Originally published 12 December 2004
It is the morning of July 5, 1054 A.D. You wake to a thin crescent moon between the horns of Taurus the Bull, low in the eastern sky. And nearby — wonder of wonders — a brilliant new celestial object, apparently a star, but shining more brightly than any star you have ever seen, four times brighter than Venus, so bright that for the next several weeks it will be visible even in daylight.
The new star slowly fades. Within a few years it is gone.
The new star of 1054 was visible from pretty nearly every inhabited part of the globe. Chinese observers recorded it. Japanese and Arabs too. It is hard to imagine that anyone able to rise from their bed might have missed it.
We now know that the blazing light in the sky was a supernova — the explosive death of a massive star too far away to have been previously visible to the unaided eye — one of only a dozen or so of these rare celestial events that were recorded by human observers before the advent of telescopes.
Today, if we turn our telescopes to the place between the Bull’s horns where the new star appeared, we see the shattered remnants of the progenitor star, still racing outwards, called (from its shape) the Crab Nebula.
It has always been something of a mystery why no European records of the supernova have been found. Surely so spectacular an event must have attracted wide notice, especially among a people obsessed with religious superstition. It was, after all, not so many years after the turn of the millennium, when many Christians expected the end of the world.
It turns out that the supernova may have a European record after all. I thank Gerry Wrixon, president of Ireland’s University College Cork — and a radio astronomer — for drawing my attention to an article published in 1997 in Peritia, the journal of the Medieval Academy of Ireland.
Daniel McCarthy, a computer scientist, and Aidan Breen, a scholar of Celtic studies surveyed Irish monastic records from the coming of Christianity in the 5th century to the dissolution of the monasteries in the 16th century, compiling an inventory of astronomical and meteorological observations.
They found nearly 100 relevant notations, including observations of eclipses, comets, and extraordinary auroral displays. Two entries record clouds of dust (from Icelandic volcanos) that colored and obscured the sky. An annal entry in the year 1054 is interpreted by McCarthy and Breen as a record of the supernova.
The pertinent 1054 entry states: “A round tower of fire was seen in the air over Ros Ela on Sunday the feast of S. George for five hours of the day.”
It takes a stretch of the imagination to connect this short passage with a supernova. The relevant part, according to McCarthy and Breen, is that something fiery was seen from a certain identifiable place for five hours in daylight.

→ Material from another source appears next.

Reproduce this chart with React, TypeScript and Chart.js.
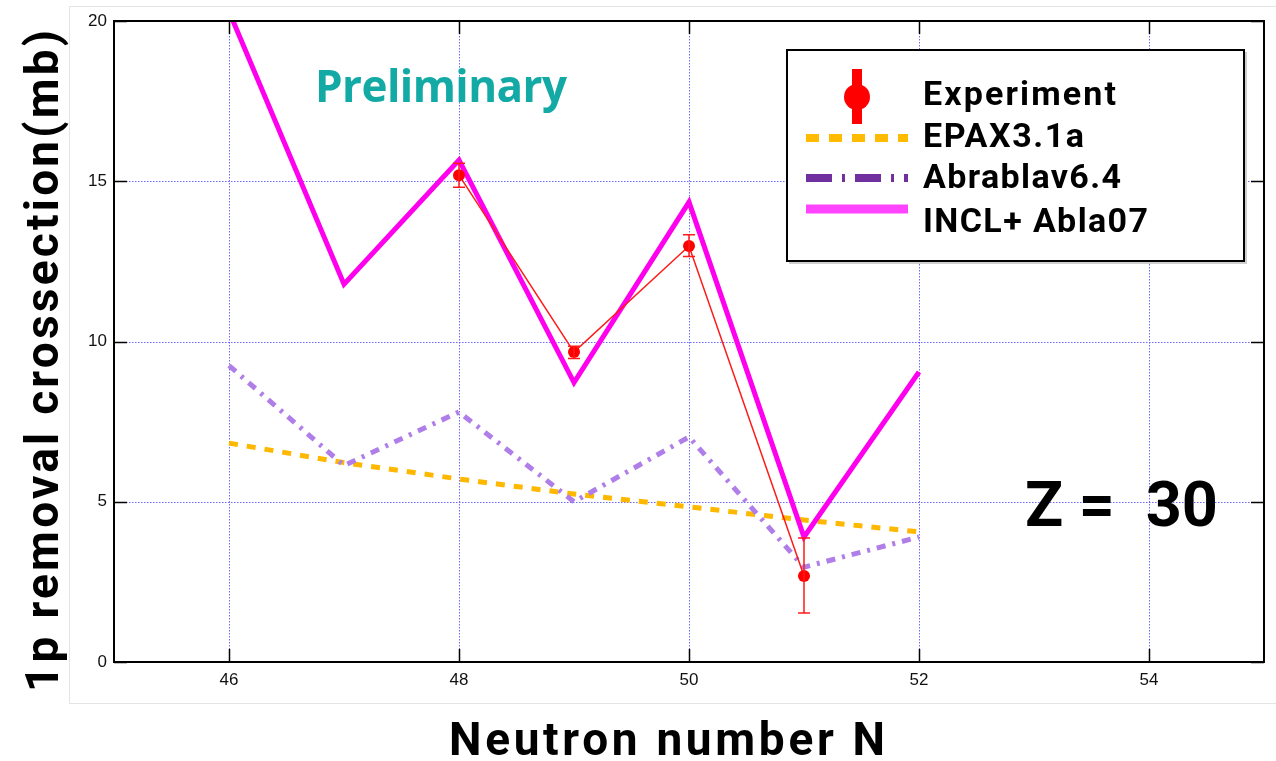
import React, { useEffect, useRef } from "react";
import { Chart, registerables } from "chart.js";

Chart.register(...registerables);

// ---- data ----
const nValues = [46, 47, 48, 49, 50, 51, 52];
const epaxValues = [6.83, 6.22, 5.71, 5.24, 4.84, 4.43, 4.06];
const abrablavValues = [9.25, 6.13, 7.8, 5.0, 7.02, 2.96, 3.9];
const inclValues = [20.3, 11.79, 15.66, 8.72, 14.35, 3.9, 9.05];
const expN = [48, 49, 50, 51];
const expValues = [15.19, 9.67, 12.98, 2.68];
const expErrLow = [0.38, 0.2, 0.33, 1.15];
const expErrHigh = [0.37, 0.18, 0.35, 1.19];
const xTickValues = [46, 48, 50, 52, 54];
const yTickValues = [0, 5, 10, 15, 20];
const legendLabels = ["Experiment", "EPAX3.1a", "Abrablav6.4", "INCL+ Abla07"];
const yTitle = "1p removal crossection(mb)";
const xTitle = "Neutron number N";

const toXY = (xs: number[], ys: number[]) => xs.map((x, i) => ({ x, y: ys[i] }));

function fitText(ctx: CanvasRenderingContext2D, text: string, x: number, y: number, font: string, width: number) {
  ctx.font = font;
  (ctx as any).letterSpacing = "0px";
  const w = ctx.measureText(text).width;
  let ls = (width - w) / Math.max(1, text.length - 1);
  ls = Math.max(-4, Math.min(8, ls));
  (ctx as any).letterSpacing = ls + "px";
  ctx.fillText(text, x, y);
  (ctx as any).letterSpacing = "0px";
}

const decor = {
  id: "decor",
  beforeDraw(chart: any) {
    const ctx = chart.ctx as CanvasRenderingContext2D;
    ctx.save();
    ctx.fillStyle = "#ffffff";
    ctx.fillRect(0, 0, chart.width, chart.height);
    ctx.strokeStyle = "#e4e4e4";
    ctx.lineWidth = 1;
    ctx.strokeRect(69.5, 6.5, 1300, 697);
    ctx.restore();
  },
  beforeDatasetsDraw(chart: any) {
    const ctx = chart.ctx as CanvasRenderingContext2D;
    const a = chart.chartArea;
    const xs = chart.scales.x;
    const ys = chart.scales.y;
    ctx.save();
    ctx.strokeStyle = "rgba(80,80,255,0.85)";
    ctx.lineWidth = 1;
    ctx.setLineDash([1.5, 1.5]);
    xTickValues.forEach((v) => {
      const px = Math.round(xs.getPixelForValue(v)) + 0.5;
      ctx.beginPath();
      ctx.moveTo(px, a.top);
      ctx.lineTo(px, a.bottom);
      ctx.stroke();
    });
    yTickValues.forEach((v) => {
      if (v === 0 || v === 20) return;
      const py = Math.round(ys.getPixelForValue(v)) + 0.5;
      ctx.beginPath();
      ctx.moveTo(a.left, py);
      ctx.lineTo(a.right, py);
      ctx.stroke();
    });
    ctx.restore();
  },
  afterDatasetsDraw(chart: any) {
    const ctx = chart.ctx as CanvasRenderingContext2D;
    const a = chart.chartArea;
    const xs = chart.scales.x;
    const ys = chart.scales.y;
    ctx.save();
    // error bars
    ctx.strokeStyle = "#ff1a1a";
    ctx.lineWidth = 1.5;
    expN.forEach((n, i) => {
      const px = xs.getPixelForValue(n);
      const yHi = ys.getPixelForValue(expValues[i] + expErrHigh[i]);
      const yLo = ys.getPixelForValue(expValues[i] - expErrLow[i]);
      ctx.beginPath();
      ctx.moveTo(px, yHi);
      ctx.lineTo(px, yLo);
      ctx.moveTo(px - 6, yHi);
      ctx.lineTo(px + 6, yHi);
      ctx.moveTo(px - 6, yLo);
      ctx.lineTo(px + 6, yLo);
      ctx.stroke();
    });
    // frame
    ctx.strokeStyle = "#000";
    ctx.lineWidth = 2;
    ctx.strokeRect(a.left, a.top, a.right - a.left, a.bottom - a.top);
    // inward ticks
    ctx.lineWidth = 1.5;
    xTickValues.forEach((v) => {
      const px = Math.round(xs.getPixelForValue(v)) + 0.5;
      ctx.beginPath();
      ctx.moveTo(px, a.bottom);
      ctx.lineTo(px, a.bottom - 13);
      ctx.moveTo(px, a.top);
      ctx.lineTo(px, a.top + 13);
      ctx.stroke();
    });
    yTickValues.forEach((v) => {
      const py = Math.round(ys.getPixelForValue(v)) + 0.5;
      ctx.beginPath();
      ctx.moveTo(a.left, py);
      ctx.lineTo(a.left + 13, py);
      ctx.moveTo(a.right, py);
      ctx.lineTo(a.right - 13, py);
      ctx.stroke();
    });
    ctx.restore();
  },
  afterDraw(chart: any) {
    const ctx = chart.ctx as CanvasRenderingContext2D;
    ctx.save();
    ctx.textAlign = "left";
    ctx.textBaseline = "alphabetic";
    ctx.fillStyle = "#000";
    // axis titles
    fitText(ctx, xTitle, 449, 755, "bold 46px Roboto", 436);
    ctx.save();
    ctx.translate(58, 692);
    ctx.rotate(-Math.PI / 2);
    fitText(ctx, yTitle, 0, 0, "bold 46px Roboto", 662);
    ctx.restore();
    // annotations
    ctx.fillStyle = "#13aaa6";
    fitText(ctx, "Preliminary", 315, 102, "bold 44px 'Open Sans'", 252);
    ctx.fillStyle = "#000";
    fitText(ctx, "Z =  30", 1025, 526, "bold 63px Roboto", 193);

    // legend box
    ctx.fillStyle = "#cfcfcf";
    ctx.fillRect(789, 52, 458, 212);
    ctx.fillStyle = "#fff";
    ctx.fillRect(787, 50, 457, 211);
    ctx.strokeStyle = "#000";
    ctx.lineWidth = 2;
    ctx.strokeRect(787, 50, 457, 211);

    // legend symbols
    ctx.fillStyle = "#ff0000";
    ctx.fillRect(852, 69, 10, 55);
    ctx.beginPath();
    ctx.arc(857, 97, 13, 0, Math.PI * 2);
    ctx.fill();

    ctx.lineCap = "butt";
    ctx.strokeStyle = "#ffbb00";
    ctx.lineWidth = 8;
    ctx.setLineDash([13, 10]);
    ctx.beginPath();
    ctx.moveTo(806, 138);
    ctx.lineTo(908, 138);
    ctx.stroke();

    ctx.strokeStyle = "#7030a0";
    ctx.setLineDash([26, 10, 3, 10]);
    ctx.beginPath();
    ctx.moveTo(806, 178);
    ctx.lineTo(908, 178);
    ctx.stroke();

    ctx.strokeStyle = "#ff44ff";
    ctx.lineWidth = 9;
    ctx.setLineDash([]);
    ctx.beginPath();
    ctx.moveTo(806, 209);
    ctx.lineTo(908, 209);
    ctx.stroke();

    ctx.fillStyle = "#000";
    const baselines = [105, 147, 188, 232];
    const widths = [193, 161, 198, 225];
    legendLabels.forEach((t, i) => {
      fitText(ctx, t, 923, baselines[i], "bold 34px Roboto", widths[i]);
    });
    ctx.restore();
  },
};

export default function App() {
  const ref = useRef<HTMLCanvasElement | null>(null);
  useEffect(() => {
    if (!ref.current) return;
    const chart = new Chart(ref.current, {
      type: "line",
      data: {
        datasets: [
          {
            label: legendLabels[0],
            data: toXY(expN, expValues),
            borderColor: "#ff1a1a",
            backgroundColor: "#ff0000",
            borderWidth: 1.5,
            pointRadius: 6,
            pointBackgroundColor: "#ff0000",
            pointBorderWidth: 0,
            order: 0,
            clip: 0,
          },
          {
            label: legendLabels[1],
            data: toXY(nValues, epaxValues),
            borderColor: "#ffb800",
            borderWidth: 5,
            borderDash: [9, 9],
            pointRadius: 0,
            order: 3,
            clip: 0,
          },
          {
            label: legendLabels[2],
            data: toXY(nValues, abrablavValues),
            borderColor: "#b07ee8",
            borderWidth: 5,
            borderDash: [9, 7, 3, 7],
            pointRadius: 0,
            order: 2,
            clip: 0,
          },
          {
            label: legendLabels[3],
            data: toXY(nValues, inclValues),
            borderColor: "#ff00ee",
            borderWidth: 5,
            pointRadius: 0,
            order: 1,
            clip: 0,
          },
        ],
      } as any,
      options: {
        animation: false,
        responsive: false,
        layout: { padding: { left: 0, right: 12, top: 21, bottom: 0 } },
        plugins: { legend: { display: false }, tooltip: { enabled: false } },
        scales: {
          x: {
            type: "linear",
            min: 45,
            max: 55,
            grid: { display: false, drawTicks: false },
            border: { display: false },
            ticks: { font: { family: "'Liberation Sans'", size: 17 }, color: "#111", padding: 8, maxRotation: 0 },
            afterBuildTicks: (s: any) => {
              s.ticks = xTickValues.map((v) => ({ value: v }));
            },
            afterFit: (s: any) => {
              s.height = 99;
            },
          },
          y: {
            type: "linear",
            min: 0,
            max: 20,
            grid: { display: false, drawTicks: false },
            border: { display: false },
            ticks: { font: { family: "'Liberation Sans'", size: 17 }, color: "#111", padding: 7 },
            afterBuildTicks: (s: any) => {
              s.ticks = yTickValues.map((v) => ({ value: v }));
            },
            afterFit: (s: any) => {
              s.width = 114;
            },
          },
        },
      } as any,
      plugins: [decor],
    });
    return () => chart.destroy();
  }, []);
  return (
    <div style={{ position: "fixed", left: 0, top: 0, width: 1276, height: 761, background: "#fff" }}>
      <canvas ref={ref} width={1276} height={761} />
    </div>
  );
}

Ros Ela is a townland near the ancient monastic site of Durrow, in County Westmeath, and the supernova would indeed have appeared over that place as observed from the monastery.
As for the “round tower of fire” and the spurious date (the feast of St. George is April 24), these appear to be later interpolations into the record for the sake of connecting the celestial event to the Coming of the Antichrist as predicted by Revelation.
The “tower of fire” presumably represents the scriptural “great star…blazing like a torch” (Revelation 8:10), and St. George would have been a logical warrior hero to confront the demon horde. The fanciful passage that follows the presumed reference to the supernova evokes an apocalyptic vision.
Slight evidence, indeed. But the Irish annalists proved themselves to be observant and generally accurate with their recordings of eclipses and comets, most of which can be checked using modern astronomical computation. It would have been puzzling if they failed to note what must have been the most spectacular apparition of all.
For the monks of 11th-century Ireland, these extraordinary celestial events were interesting primarily as apocalyptic signs and portents to be interpreted within a scriptural context.
Anticipation of the End Times has been a perennial preoccupation of certain superstitious Christians — no less today than in the Middle Ages, as witnessed by the hugely popular Left Behind series of novels. Nature will never fail to provide omens and portents to a mind predisposed to believe.